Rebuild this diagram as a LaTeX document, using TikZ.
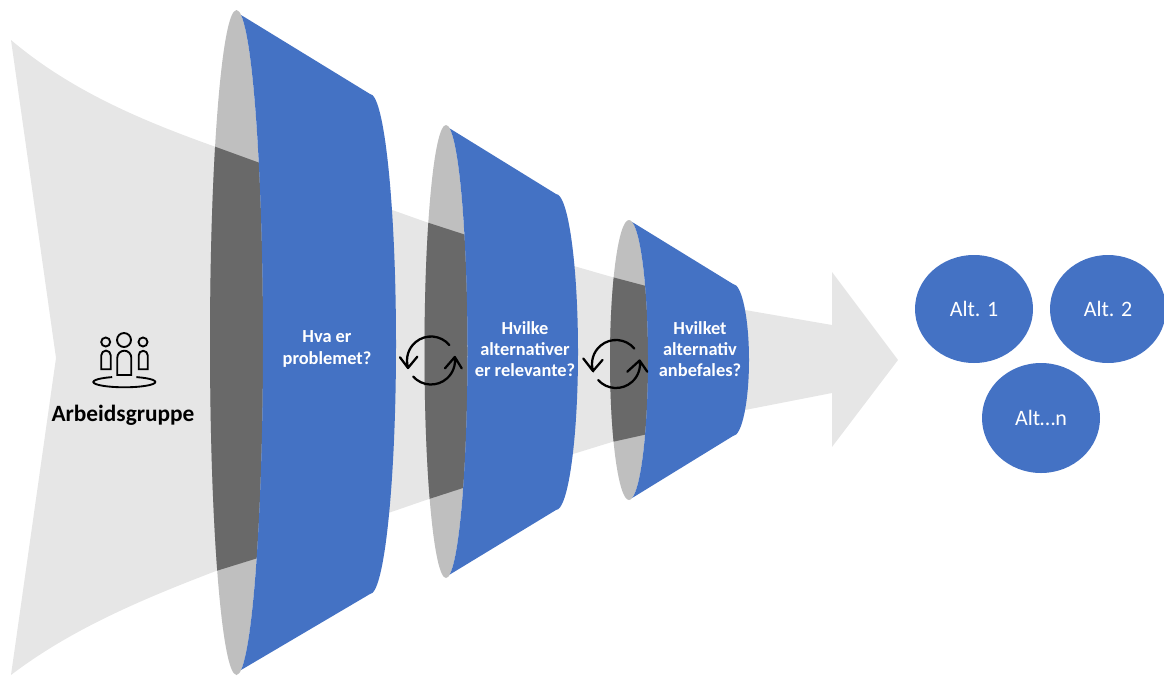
\documentclass[tikz,border=0pt]{standalone}
\usepackage{fontspec}
\setmainfont{Carlito}
\definecolor{band}{HTML}{E6E6E6}
\definecolor{lens}{HTML}{BFBFBF}
\definecolor{dark}{HTML}{696969}
\definecolor{blue1}{HTML}{4472C4}
\tikzset{
  lbl/.style={text=white,font=\bfseries\fontsize{13.8}{15.8}\selectfont,align=center},
  alt/.style={text=white,font=\fontsize{16.5}{19}\selectfont},
  cyc/.style={line width=1.7pt,line cap=round,line join=round},
  icon/.style={line width=1.4pt,draw=black},
}
\newcommand{\bandpath}{(11,40) .. controls (70,90) and (140,120) .. (216,147) -- (260,163) -- (426,222) -- (466,235) -- (612,277) -- (646,286) -- (745,310) -- (832,325) -- (832,272) -- (898,360) -- (832,447) -- (832,393) -- (745,410) -- (648,434) -- (612,442) -- (466,487) -- (426,500) -- (258,558) -- (216,571) .. controls (140,600) and (70,630) .. (11,675) -- (56,358) -- cycle}
% #1 lens cx, #2 lens cy, #3 lens rx, #4 lens ry, #5 far cx, #6 far cy, #7 far rx, #8 far ry
\newcommand{\cone}[8]{%
  \fill[lens] (#1,#2) ellipse ({#3} and {#4});
  \begin{scope}
    \clip (#1,#2) ellipse ({#3} and {#4});
    \fill[dark] \bandpath;
  \end{scope}
  \fill[blue1] ({#1+#3*cos(-80)},{#2+#4*sin(-80)}) arc[start angle=-80,end angle=80,x radius=#3,y radius=#4]
     -- (#5,{#6+#8}) arc[start angle=90,end angle=-90,x radius=#7,y radius=#8] -- cycle;
}
\begin{document}
\begin{tikzpicture}[x=0.75pt,y=-0.75pt]
\useasboundingbox (0,0) rectangle (1164,675);
\fill[band] \bandpath;
\cone{236.5}{342.5}{26.5}{332.5}{370}{344}{26}{250}
\cone{446}{351.5}{21.5}{226.5}{556}{352}{22}{158}
\cone{629}{360}{19}{140}{733}{360}{16}{76}
% labels
\node[lbl] (q1) at (327,349) {Hva er\\[1pt]problemet?};
\node[lbl] (q2) at (525,349) {Hvilke\\alternativer\\er relevante?};
\node[lbl] (q3) at (700,349) {Hvilket\\alternativ\\anbefales?};
\node[font=\bfseries\fontsize{17.5}{20}\selectfont] (grp) at (123,415) {Arbeidsgruppe};
% group icon
\draw[icon] (124,340) circle (7);
\draw[icon] (105.7,342) circle (4.5);
\draw[icon] (143,342) circle (4.5);
\draw[icon] (117.3,375) -- (117.3,357.7) arc[start angle=180,end angle=360,radius=7] -- (131.3,375) -- cycle;
\draw[icon] (101.3,369.3) -- (101.3,355.3) arc[start angle=180,end angle=360,radius=4.7] -- (110.7,369.3) -- cycle;
\draw[icon] (138.7,369.3) -- (138.7,355.3) arc[start angle=180,end angle=360,radius=4.5] -- (147.7,369.3) -- cycle;
\draw[icon] (112.2,377.1) arc[start angle=247,end angle=-67,x radius=31,y radius=5.3];
% cycle arrows
\coordinate (c1) at (431,360.5);
\coordinate (c2) at (616,364);
\draw[cyc] ([shift={(-40:24)}]c1) arc[start angle=-40,end angle=-198,radius=24] (400,357.3) -- (408,368) -- (417.3,356.7);
\draw[cyc] ([shift={(138:24)}]c1) arc[start angle=138,end angle=-8,radius=24] (445,368.3) -- (454.8,357) -- (461.7,368.3);
\draw[cyc] ([shift={(-40:24)}]c2) arc[start angle=-40,end angle=-198,radius=24] (583.3,358.5) -- (593,371) -- (602.5,360);
\draw[cyc] ([shift={(138:24)}]c2) arc[start angle=138,end angle=-8,radius=24] (627.3,371.7) -- (639.6,360.5) -- (647.3,371.7);
% circles
\fill[blue1] (974,309) ellipse (59 and 54);
\fill[blue1] (1108,309) ellipse (58 and 54);
\fill[blue1] (1041,418) ellipse (59 and 55);
\node[alt] (a1) at (974,309) {Alt. 1};
\node[alt] (a2) at (1108,309) {Alt. 2};
\node[alt] (a3) at (1041,418) {Alt…n};
\end{tikzpicture}
\end{document}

:: Problem ::
Leaving the pictures aside, transcribe the entire listing exactly.

:: Correct result ::
Rebuild this diagram as a LaTeX document, using TikZ.
\documentclass[tikz,border=0pt]{standalone}
\usepackage{fontspec}
\setmainfont{Carlito}
\definecolor{band}{HTML}{E6E6E6}
\definecolor{lens}{HTML}{BFBFBF}
\definecolor{dark}{HTML}{696969}
\definecolor{blue1}{HTML}{4472C4}
\tikzset{
  lbl/.style={text=white,font=\bfseries\fontsize{13.8}{15.8}\selectfont,align=center},
  alt/.style={text=white,font=\fontsize{16.5}{19}\selectfont},
  cyc/.style={line width=1.7pt,line cap=round,line join=round},
  icon/.style={line width=1.4pt,draw=black},
}
\newcommand{\bandpath}{(11,40) .. controls (70,90) and (140,120) .. (216,147) -- (260,163) -- (426,222) -- (466,235) -- (612,277) -- (646,286) -- (745,310) -- (832,325) -- (832,272) -- (898,360) -- (832,447) -- (832,393) -- (745,410) -- (648,434) -- (612,442) -- (466,487) -- (426,500) -- (258,558) -- (216,571) .. controls (140,600) and (70,630) .. (11,675) -- (56,358) -- cycle}
% #1 lens cx, #2 lens cy, #3 lens rx, #4 lens ry, #5 far cx, #6 far cy, #7 far rx, #8 far ry
\newcommand{\cone}[8]{%
  \fill[lens] (#1,#2) ellipse ({#3} and {#4});
  \begin{scope}
    \clip (#1,#2) ellipse ({#3} and {#4});
    \fill[dark] \bandpath;
  \end{scope}
  \fill[blue1] ({#1+#3*cos(-80)},{#2+#4*sin(-80)}) arc[start angle=-80,end angle=80,x radius=#3,y radius=#4]
     -- (#5,{#6+#8}) arc[start angle=90,end angle=-90,x radius=#7,y radius=#8] -- cycle;
}
\begin{document}
\begin{tikzpicture}[x=0.75pt,y=-0.75pt]
\useasboundingbox (0,0) rectangle (1164,675);
\fill[band] \bandpath;
\cone{236.5}{342.5}{26.5}{332.5}{370}{344}{26}{250}
\cone{446}{351.5}{21.5}{226.5}{556}{352}{22}{158}
\cone{629}{360}{19}{140}{733}{360}{16}{76}
% labels
\node[lbl] (q1) at (327,349) {Hva er\\[1pt]problemet?};
\node[lbl] (q2) at (525,349) {Hvilke\\alternativer\\er relevante?};
\node[lbl] (q3) at (700,349) {Hvilket\\alternativ\\anbefales?};
\node[font=\bfseries\fontsize{17.5}{20}\selectfont] (grp) at (123,415) {Arbeidsgruppe};
% group icon
\draw[icon] (124,340) circle (7);
\draw[icon] (105.7,342) circle (4.5);
\draw[icon] (143,342) circle (4.5);
\draw[icon] (117.3,375) -- (117.3,357.7) arc[start angle=180,end angle=360,radius=7] -- (131.3,375) -- cycle;
\draw[icon] (101.3,369.3) -- (101.3,355.3) arc[start angle=180,end angle=360,radius=4.7] -- (110.7,369.3) -- cycle;
\draw[icon] (138.7,369.3) -- (138.7,355.3) arc[start angle=180,end angle=360,radius=4.5] -- (147.7,369.3) -- cycle;
\draw[icon] (112.2,377.1) arc[start angle=247,end angle=-67,x radius=31,y radius=5.3];
% cycle arrows
\coordinate (c1) at (431,360.5);
\coordinate (c2) at (616,364);
\draw[cyc] ([shift={(-40:24)}]c1) arc[start angle=-40,end angle=-198,radius=24] (400,357.3) -- (408,368) -- (417.3,356.7);
\draw[cyc] ([shift={(138:24)}]c1) arc[start angle=138,end angle=-8,radius=24] (445,368.3) -- (454.8,357) -- (461.7,368.3);
\draw[cyc] ([shift={(-40:24)}]c2) arc[start angle=-40,end angle=-198,radius=24] (583.3,358.5) -- (593,371) -- (602.5,360);
\draw[cyc] ([shift={(138:24)}]c2) arc[start angle=138,end angle=-8,radius=24] (627.3,371.7) -- (639.6,360.5) -- (647.3,371.7);
% circles
\fill[blue1] (974,309) ellipse (59 and 54);
\fill[blue1] (1108,309) ellipse (58 and 54);
\fill[blue1] (1041,418) ellipse (59 and 55);
\node[alt] (a1) at (974,309) {Alt. 1};
\node[alt] (a2) at (1108,309) {Alt. 2};
\node[alt] (a3) at (1041,418) {Alt…n};
\end{tikzpicture}
\end{document}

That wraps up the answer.